- Directed by: Hans Steinhoff
- Written by: Harald Bratt Kurt Heuser
- Based on: Mann ohne Volk by Arnold Krieger
- Produced by: Emil Jannings
- Starring: Emil Jannings Lucie Höflich Werner Hinz Ernst Schröder Elisabeth Flickenschildt Ferdinand Marian
- Cinematography: Fritz Arno Wagner
- Edited by: Martha Dübber Hans Heinrich
- Music by: Theo Mackeben
- Production company: Tobis Film
- Release dates: 4 April 1941 (Nazi Germany); 1 October 1941 (France); 15 March 1942 (Finland);
- Running time: 135 minutes
- Country: Nazi Germany
- Language: German
- Budget: 5.477 million ℛℳ
- Box office: 5.5 million ℛℳ

= Ohm Krüger =

1941 film by Hans Steinhoff, Herbert Maisch, Karl Anton

Ohm Krüger (English: Uncle Krüger) is a 1941 German biographical film directed by Hans Steinhoff and starring Emil Jannings, Lucie Höflich, and Werner Hinz. It was one of a series of major propaganda films produced in Nazi Germany attacking the United Kingdom. The film depicts the life of the South African politician Paul Kruger and his eventual defeat by the British during the Boer War.

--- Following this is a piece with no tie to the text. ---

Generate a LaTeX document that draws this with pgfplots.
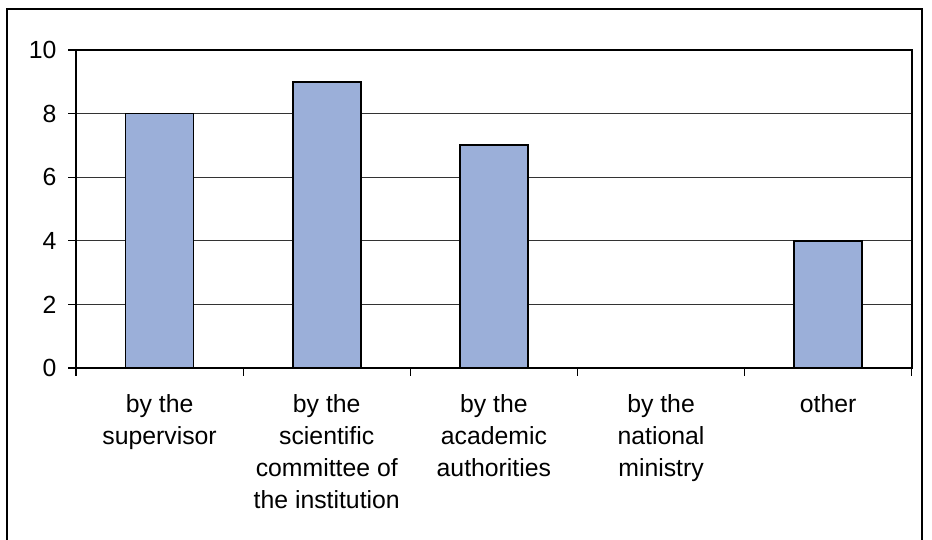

It was the first film to be awarded the 'Film of the Nation' award. It was re-released in 1944.

==Plot==
The film opens with a dying Paul Kruger speaking about his life to his nurse in a Geneva hotel. The rest of the film is told in flashback.

Cecil Rhodes has a great desire to acquire land in the Transvaal region of the Boers for its gold deposits. He sends Dr Jameson there to provoke border disturbances and secures support from Joseph Chamberlain. When Chamberlain seeks the support of Queen Victoria and her son Edward, Prince of Wales, she initially refuses but changes her mind when she is informed of the gold in the region. She invites Kruger to London and believes that she is tricking him into signing a treaty.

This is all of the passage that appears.